The case of Chief Constable of Devon and Cornwall Police v Town serves as a useful reminder for employers to consider the impact of applying broad policies to their workforce. The EAT confirmed that the automatic transfer of a pregnant officer from an operational to a non-operational role, which caused her stress, was pregnancy discrimination and indirect sex discrimination.
When the claimant informed her line manager that she was pregnant, a risk assessment was undertaken which indicated that she could remain in her response team if she was placed on restricted duties, which the claimant was happy with. This was ignored by Devon and Cornwall police because they had a general policy that officers on restricted duties would be transferred to the crime management hub.
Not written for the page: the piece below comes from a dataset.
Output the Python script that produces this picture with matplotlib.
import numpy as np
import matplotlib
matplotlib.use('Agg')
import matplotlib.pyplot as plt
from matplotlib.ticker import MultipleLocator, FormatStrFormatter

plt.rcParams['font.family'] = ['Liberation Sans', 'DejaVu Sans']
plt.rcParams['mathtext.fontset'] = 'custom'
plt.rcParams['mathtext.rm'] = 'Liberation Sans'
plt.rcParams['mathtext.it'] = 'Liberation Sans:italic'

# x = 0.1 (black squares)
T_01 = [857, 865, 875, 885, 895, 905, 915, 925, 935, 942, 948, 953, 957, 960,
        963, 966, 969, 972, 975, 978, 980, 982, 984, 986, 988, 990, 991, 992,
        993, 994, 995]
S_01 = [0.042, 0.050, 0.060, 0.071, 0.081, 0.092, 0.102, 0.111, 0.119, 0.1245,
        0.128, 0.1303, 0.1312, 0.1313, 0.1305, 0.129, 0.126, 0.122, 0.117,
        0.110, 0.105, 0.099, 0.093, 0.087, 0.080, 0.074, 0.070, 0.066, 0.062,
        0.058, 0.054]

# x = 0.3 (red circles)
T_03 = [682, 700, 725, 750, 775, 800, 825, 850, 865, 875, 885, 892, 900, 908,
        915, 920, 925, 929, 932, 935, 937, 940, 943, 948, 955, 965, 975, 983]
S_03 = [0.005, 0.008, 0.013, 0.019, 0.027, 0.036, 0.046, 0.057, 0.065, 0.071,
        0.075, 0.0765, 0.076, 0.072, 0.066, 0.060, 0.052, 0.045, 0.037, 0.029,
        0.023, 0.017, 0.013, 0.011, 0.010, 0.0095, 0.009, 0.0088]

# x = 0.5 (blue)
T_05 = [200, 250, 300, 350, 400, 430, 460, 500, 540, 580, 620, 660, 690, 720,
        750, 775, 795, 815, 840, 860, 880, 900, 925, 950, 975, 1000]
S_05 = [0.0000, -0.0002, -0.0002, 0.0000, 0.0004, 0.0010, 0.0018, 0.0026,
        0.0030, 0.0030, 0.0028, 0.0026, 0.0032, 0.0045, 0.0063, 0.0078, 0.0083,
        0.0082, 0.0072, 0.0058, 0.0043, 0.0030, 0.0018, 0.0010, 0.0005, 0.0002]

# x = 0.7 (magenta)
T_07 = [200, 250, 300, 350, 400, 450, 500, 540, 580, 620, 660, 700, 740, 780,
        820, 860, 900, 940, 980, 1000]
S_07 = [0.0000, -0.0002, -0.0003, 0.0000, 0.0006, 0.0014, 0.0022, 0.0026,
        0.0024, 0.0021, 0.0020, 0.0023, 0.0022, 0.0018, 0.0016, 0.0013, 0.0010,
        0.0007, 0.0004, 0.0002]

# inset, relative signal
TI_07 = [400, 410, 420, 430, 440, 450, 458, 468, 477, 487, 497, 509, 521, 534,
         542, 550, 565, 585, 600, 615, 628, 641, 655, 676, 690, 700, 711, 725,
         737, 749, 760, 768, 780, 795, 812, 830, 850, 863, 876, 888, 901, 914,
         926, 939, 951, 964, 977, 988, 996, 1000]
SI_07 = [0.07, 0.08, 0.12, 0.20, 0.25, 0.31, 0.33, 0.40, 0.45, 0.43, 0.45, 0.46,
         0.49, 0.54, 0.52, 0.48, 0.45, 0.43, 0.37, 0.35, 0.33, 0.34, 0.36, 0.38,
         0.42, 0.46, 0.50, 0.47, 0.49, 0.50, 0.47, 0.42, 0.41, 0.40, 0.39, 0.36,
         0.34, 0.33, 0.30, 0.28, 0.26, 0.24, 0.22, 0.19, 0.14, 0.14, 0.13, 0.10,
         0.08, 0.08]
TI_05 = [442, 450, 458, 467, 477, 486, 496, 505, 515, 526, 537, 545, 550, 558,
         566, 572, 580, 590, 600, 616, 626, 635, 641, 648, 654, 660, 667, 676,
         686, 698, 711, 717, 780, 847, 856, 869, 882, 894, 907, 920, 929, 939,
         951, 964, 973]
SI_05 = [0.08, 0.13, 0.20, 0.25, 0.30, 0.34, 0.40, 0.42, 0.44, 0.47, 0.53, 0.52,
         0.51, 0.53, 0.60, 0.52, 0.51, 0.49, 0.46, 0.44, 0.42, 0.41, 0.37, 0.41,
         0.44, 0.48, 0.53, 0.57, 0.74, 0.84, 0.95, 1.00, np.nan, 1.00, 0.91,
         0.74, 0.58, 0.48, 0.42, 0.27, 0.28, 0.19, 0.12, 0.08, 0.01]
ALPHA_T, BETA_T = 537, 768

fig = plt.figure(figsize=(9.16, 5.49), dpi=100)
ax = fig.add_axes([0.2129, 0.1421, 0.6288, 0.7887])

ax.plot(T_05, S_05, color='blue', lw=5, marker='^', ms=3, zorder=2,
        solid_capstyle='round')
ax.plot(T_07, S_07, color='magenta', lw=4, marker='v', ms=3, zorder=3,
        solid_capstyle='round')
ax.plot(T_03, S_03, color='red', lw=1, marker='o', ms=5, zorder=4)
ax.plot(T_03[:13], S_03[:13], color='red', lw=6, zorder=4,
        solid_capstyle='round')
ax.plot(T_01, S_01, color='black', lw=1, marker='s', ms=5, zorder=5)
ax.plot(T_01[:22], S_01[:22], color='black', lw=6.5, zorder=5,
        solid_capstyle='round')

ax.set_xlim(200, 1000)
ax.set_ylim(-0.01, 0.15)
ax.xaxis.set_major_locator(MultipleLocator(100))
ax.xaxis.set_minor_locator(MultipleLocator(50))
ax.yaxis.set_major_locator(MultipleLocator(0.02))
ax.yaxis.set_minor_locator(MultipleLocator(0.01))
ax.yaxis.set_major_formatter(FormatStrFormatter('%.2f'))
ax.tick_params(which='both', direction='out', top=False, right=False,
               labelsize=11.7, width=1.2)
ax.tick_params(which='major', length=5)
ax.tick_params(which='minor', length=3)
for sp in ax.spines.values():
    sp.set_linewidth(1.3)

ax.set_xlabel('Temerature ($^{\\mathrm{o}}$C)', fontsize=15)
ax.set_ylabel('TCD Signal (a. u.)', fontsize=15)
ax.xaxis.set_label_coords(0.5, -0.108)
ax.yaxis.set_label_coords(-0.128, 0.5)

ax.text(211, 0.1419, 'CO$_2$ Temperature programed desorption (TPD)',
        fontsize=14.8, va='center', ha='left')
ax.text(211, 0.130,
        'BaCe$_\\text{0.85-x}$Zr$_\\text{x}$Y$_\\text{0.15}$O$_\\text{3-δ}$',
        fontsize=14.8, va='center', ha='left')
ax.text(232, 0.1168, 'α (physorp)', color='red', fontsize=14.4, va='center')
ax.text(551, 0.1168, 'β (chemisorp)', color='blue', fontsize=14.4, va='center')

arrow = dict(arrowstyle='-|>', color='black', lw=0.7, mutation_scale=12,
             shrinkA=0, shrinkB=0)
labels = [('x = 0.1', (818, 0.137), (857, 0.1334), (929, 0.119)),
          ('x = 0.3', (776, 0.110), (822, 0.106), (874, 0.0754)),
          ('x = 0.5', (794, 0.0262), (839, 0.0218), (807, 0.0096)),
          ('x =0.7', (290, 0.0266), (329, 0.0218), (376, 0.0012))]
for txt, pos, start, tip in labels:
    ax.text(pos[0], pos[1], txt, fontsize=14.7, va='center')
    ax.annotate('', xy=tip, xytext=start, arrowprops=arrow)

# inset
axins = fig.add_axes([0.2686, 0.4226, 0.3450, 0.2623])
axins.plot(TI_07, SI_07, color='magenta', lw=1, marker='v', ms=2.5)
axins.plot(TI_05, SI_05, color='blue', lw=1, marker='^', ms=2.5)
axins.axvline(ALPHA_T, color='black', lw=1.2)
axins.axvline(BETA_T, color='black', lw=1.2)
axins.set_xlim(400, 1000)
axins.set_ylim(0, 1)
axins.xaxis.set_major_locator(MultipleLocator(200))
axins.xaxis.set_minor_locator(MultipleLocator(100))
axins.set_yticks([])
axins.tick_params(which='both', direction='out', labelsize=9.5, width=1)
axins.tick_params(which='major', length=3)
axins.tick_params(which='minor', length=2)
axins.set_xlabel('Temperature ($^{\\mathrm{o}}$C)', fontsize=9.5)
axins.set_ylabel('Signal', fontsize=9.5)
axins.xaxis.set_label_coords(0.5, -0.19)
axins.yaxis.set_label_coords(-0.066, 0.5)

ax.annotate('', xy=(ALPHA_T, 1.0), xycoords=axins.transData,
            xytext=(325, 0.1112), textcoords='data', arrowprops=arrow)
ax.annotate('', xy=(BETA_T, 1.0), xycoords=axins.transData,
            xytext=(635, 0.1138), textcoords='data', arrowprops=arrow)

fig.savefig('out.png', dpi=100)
The new role and removal from a supportive working environment caused the claimant stress, anxiety and migraines. The Employment Tribunal (ET) found that the police had discriminated against the claimant on grounds of pregnancy and indirectly on grounds of her sex, on the basis that women were more susceptible to enforced transfer from operational to non-operational roles under the policy because pregnancy would lead to application of the policy.
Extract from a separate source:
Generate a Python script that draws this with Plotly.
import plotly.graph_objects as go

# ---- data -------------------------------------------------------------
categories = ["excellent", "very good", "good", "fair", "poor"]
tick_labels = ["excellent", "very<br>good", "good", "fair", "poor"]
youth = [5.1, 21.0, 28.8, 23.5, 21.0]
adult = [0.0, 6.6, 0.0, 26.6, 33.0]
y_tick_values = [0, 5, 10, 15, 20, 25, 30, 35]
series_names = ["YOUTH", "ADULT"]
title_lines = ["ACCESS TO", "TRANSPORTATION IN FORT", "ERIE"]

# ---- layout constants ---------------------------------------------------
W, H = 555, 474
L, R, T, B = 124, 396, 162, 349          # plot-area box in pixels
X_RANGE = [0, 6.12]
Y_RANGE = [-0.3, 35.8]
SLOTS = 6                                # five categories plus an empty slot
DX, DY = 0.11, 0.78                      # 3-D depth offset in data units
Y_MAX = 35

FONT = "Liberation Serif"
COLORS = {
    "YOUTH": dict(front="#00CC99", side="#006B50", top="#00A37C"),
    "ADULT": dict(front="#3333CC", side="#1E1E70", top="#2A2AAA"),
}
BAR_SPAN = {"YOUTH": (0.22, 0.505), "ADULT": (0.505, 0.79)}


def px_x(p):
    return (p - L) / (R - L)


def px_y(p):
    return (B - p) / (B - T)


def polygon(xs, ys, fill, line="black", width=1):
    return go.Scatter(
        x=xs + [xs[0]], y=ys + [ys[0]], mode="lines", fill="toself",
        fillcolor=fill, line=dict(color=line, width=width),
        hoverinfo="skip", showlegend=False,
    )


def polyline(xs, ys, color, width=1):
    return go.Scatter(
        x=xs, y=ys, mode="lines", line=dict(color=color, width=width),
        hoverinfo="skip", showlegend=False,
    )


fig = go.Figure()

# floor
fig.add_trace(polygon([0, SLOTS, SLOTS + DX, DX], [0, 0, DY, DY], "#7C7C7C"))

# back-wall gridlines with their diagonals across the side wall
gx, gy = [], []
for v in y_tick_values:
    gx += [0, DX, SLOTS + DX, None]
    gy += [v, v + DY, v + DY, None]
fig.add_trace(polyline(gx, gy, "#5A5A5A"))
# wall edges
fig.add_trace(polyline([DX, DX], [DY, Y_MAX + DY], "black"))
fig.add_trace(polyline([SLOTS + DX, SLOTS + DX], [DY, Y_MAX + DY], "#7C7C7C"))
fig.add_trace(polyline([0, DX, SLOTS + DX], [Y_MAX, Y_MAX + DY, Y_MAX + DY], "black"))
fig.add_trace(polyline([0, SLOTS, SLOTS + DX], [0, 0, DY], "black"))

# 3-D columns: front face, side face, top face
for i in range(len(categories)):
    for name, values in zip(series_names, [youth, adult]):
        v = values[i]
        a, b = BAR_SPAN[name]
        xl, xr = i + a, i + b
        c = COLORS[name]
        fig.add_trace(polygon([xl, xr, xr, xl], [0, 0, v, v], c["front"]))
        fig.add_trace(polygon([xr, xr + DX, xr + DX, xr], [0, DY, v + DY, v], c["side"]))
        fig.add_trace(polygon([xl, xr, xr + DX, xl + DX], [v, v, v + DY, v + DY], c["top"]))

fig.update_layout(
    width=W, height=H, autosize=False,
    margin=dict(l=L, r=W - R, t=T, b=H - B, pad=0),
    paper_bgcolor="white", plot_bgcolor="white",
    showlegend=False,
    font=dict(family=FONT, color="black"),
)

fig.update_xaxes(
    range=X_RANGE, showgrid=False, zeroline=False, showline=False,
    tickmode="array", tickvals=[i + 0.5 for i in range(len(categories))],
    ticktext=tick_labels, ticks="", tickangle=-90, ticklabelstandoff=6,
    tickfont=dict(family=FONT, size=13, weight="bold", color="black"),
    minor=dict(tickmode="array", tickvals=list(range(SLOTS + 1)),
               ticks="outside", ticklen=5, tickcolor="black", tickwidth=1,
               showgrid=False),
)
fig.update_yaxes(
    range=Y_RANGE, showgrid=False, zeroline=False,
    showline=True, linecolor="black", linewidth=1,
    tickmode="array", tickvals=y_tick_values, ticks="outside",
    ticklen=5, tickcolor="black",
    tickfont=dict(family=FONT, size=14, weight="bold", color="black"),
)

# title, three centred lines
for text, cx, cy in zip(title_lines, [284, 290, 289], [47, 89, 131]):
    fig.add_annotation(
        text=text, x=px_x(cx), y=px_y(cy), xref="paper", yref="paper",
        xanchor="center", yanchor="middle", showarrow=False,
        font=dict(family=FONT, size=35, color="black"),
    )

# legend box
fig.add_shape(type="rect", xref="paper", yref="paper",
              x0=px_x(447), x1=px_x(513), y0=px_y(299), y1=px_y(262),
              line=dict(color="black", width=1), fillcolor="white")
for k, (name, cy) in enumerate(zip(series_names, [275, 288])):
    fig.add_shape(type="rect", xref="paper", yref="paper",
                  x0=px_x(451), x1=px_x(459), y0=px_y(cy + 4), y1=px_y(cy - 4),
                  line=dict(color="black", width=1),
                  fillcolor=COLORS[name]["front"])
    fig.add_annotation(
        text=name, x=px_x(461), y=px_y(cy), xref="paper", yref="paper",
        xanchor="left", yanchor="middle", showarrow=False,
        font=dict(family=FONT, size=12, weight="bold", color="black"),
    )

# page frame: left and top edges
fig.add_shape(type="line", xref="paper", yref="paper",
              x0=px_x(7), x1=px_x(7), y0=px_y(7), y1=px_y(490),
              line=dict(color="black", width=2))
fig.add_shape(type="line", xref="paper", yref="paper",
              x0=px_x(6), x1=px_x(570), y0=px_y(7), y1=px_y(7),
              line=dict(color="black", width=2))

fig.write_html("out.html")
The police appealed the ET’s decision, arguing that the treatment was removing her from danger and thus was not unfavorable, but also that any disadvantage was suffered by pregnant women and not women in general. The EAT found that the treatment was not that the claimant had been removed from danger, but that she was transferred against her wishes, making her ill – the EAT held that this was unfavorable treatment, and it was because she was pregnant. The EAT also held that it was not necessary that all women suffered from the disadvantage if women as a group were more likely to be subject to an enforced transfer because of the policy.